The protest is denied in part and dismissed in part.

1. The record shows that Ashland is a firm distinct from another firm, Ashland Sales and Service, Inc. The protester apparently is a newly organized company that has only been in business since January 1994. Although the agency reviewed contracts performed by Ashland Sales and Services during its initial review, it learned through discussions that the two firms were distinct. Accordingly, DLA agreed to review only the contracts performed by the protester during the approximate 10-month period since its inception.

2. Ashland maintained in its initial comments to the agency report that there is nothing to substantiate the fact that DLA contacted Thomasville's commercial references. In response to this allegation, the contracting official who talked with these references submitted an affidavit that sets forth the facts and circumstances surrounding his contacts.

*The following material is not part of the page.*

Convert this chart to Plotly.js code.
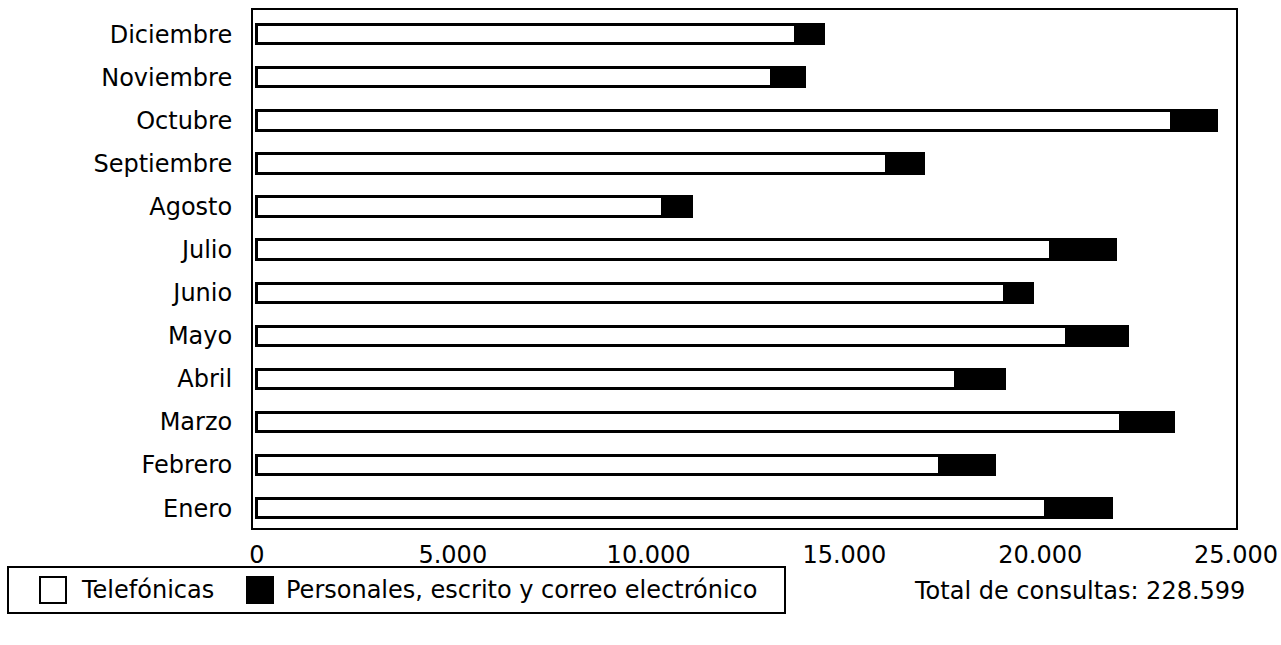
<!DOCTYPE html>
<html>
<head>
<meta charset="utf-8">
<script src="https://cdn.plot.ly/plotly-3.0.1.min.js"></script>
<style>
  html, body { margin: 0; padding: 0; background: #fff; }
  #chart { width: 1281px; height: 645px; }
</style>
</head>
<body>
<div id="chart"></div>
<script>
const months = ["Enero", "Febrero", "Marzo", "Abril", "Mayo", "Junio",
                "Julio", "Agosto", "Septiembre", "Octubre", "Noviembre", "Diciembre"];
const telefonicas = [20130, 17440, 22040, 17830, 20660, 19080,
                     20270, 10350, 16080, 23360, 13130, 13760];
const personales = [1700, 1390, 1360, 1250, 1560, 730,
                    1660, 740, 930, 1140, 850, 700];
const xTicks = [0, 5000, 10000, 15000, 20000, 25000];
const seriesNames = ["Telefónicas", "Personales, escrito y correo electrónico"];
const totalText = "Total de consultas: 228.599";

const FONT = "DejaVu Sans, Liberation Sans, Arial, sans-serif";
const FS = 24;

// plot-area geometry in pixels (for placing the legend box and note)
const W = 1281, H = 645;
const M = { l: 253, r: 45, t: 10, b: 117 };
const PW = W - M.l - M.r, PH = H - M.t - M.b;
const px = x => (x - M.l) / PW;          // page px -> paper x
const py = y => (H - M.b - y) / PH;      // page px -> paper y

const traces = [
  {
    type: "bar", orientation: "h", name: seriesNames[0],
    y: months, x: telefonicas,
    marker: { color: "#ffffff", line: { color: "#000000", width: 3 } },
    hoverinfo: "x+y"
  },
  {
    type: "bar", orientation: "h", name: seriesNames[1],
    y: months, x: personales,
    marker: { color: "#000000", line: { color: "#000000", width: 3 } },
    hoverinfo: "x+y"
  }
];

const legendBox = { x0: 8, x1: 785, y0: 567, y1: 613 };
const sw1 = { x0: 40, x1: 66, y0: 577, y1: 603 };
const sw2 = { x0: 247, x1: 273, y0: 577, y1: 603 };

const layout = {
  width: W, height: H,
  margin: M,
  paper_bgcolor: "#ffffff", plot_bgcolor: "#ffffff",
  font: { family: FONT, size: FS, color: "#000000" },
  separators: ",.",
  barmode: "stack",
  bargap: 0.55,
  showlegend: false,
  xaxis: {
    range: [-102, 25000],
    tickvals: xTicks,
    tickformat: ",d",
    showgrid: false, zeroline: false,
    showline: true, mirror: true, linecolor: "#000000", linewidth: 2,
    ticks: "outside", ticklen: 4, tickcolor: "rgba(0,0,0,0)",
    ticklabeloverflow: "allow",
    tickfont: { family: FONT, size: FS, color: "#000000" },
    fixedrange: true
  },
  yaxis: {
    type: "category",
    categoryorder: "array", categoryarray: months,
    range: [-0.46, 11.56],
    showgrid: false, zeroline: false,
    showline: true, mirror: true, linecolor: "#000000", linewidth: 2,
    ticks: "outside", ticklen: 14, tickcolor: "rgba(0,0,0,0)",
    tickfont: { family: FONT, size: FS, color: "#000000" },
    fixedrange: true
  },
  shapes: [
    { type: "rect", xref: "paper", yref: "paper",
      x0: px(legendBox.x0), x1: px(legendBox.x1), y0: py(legendBox.y1), y1: py(legendBox.y0),
      line: { color: "#000000", width: 2 }, fillcolor: "#ffffff", layer: "below" },
    { type: "rect", xref: "paper", yref: "paper",
      x0: px(sw1.x0), x1: px(sw1.x1), y0: py(sw1.y1), y1: py(sw1.y0),
      line: { color: "#000000", width: 2 }, fillcolor: "#ffffff" },
    { type: "rect", xref: "paper", yref: "paper",
      x0: px(sw2.x0), x1: px(sw2.x1), y0: py(sw2.y1), y1: py(sw2.y0),
      line: { color: "#000000", width: 2 }, fillcolor: "#000000" }
  ],
  annotations: [
    {
      text: seriesNames[0], xref: "paper", yref: "paper",
      x: px(79), y: py(590), xanchor: "left", yanchor: "middle",
      showarrow: false, font: { family: FONT, size: FS, color: "#000000" }
    },
    {
      text: seriesNames[1], xref: "paper", yref: "paper",
      x: px(284), y: py(590), xanchor: "left", yanchor: "middle",
      showarrow: false, font: { family: FONT, size: FS, color: "#000000" }
    },
    {
      text: totalText, xref: "paper", yref: "paper",
      x: px(1247), y: py(591), xanchor: "right", yanchor: "middle",
      showarrow: false, font: { family: FONT, size: FS, color: "#000000" }
    }
  ]
};

Plotly.newPlot("chart", traces, layout, { displayModeBar: false, staticPlot: true });
</script>
</body>
</html>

There is no basis for questioning the accuracy of this affidavit.

3. To the extent Ashland is alleging that VBI's offer essentially represents a below-cost offer to perform the requirement, there is nothing legally objectionable in the submission or acceptance of a below-cost offer in a fixed-price contract setting. Intown Properties, Inc., B-256742, July 11, 1994, 94-2 CPD Para. 18.

4. Ashland makes numerous allegations concerning the accuracy of the government's estimate and its adjusted historical pricing information. Even if these allegations were true, the fact remains that DLA evaluated the VBI offer for price reasonableness based on the firm's actual cost data and concluded that the prices offered were reasonable in light of the firm's costs.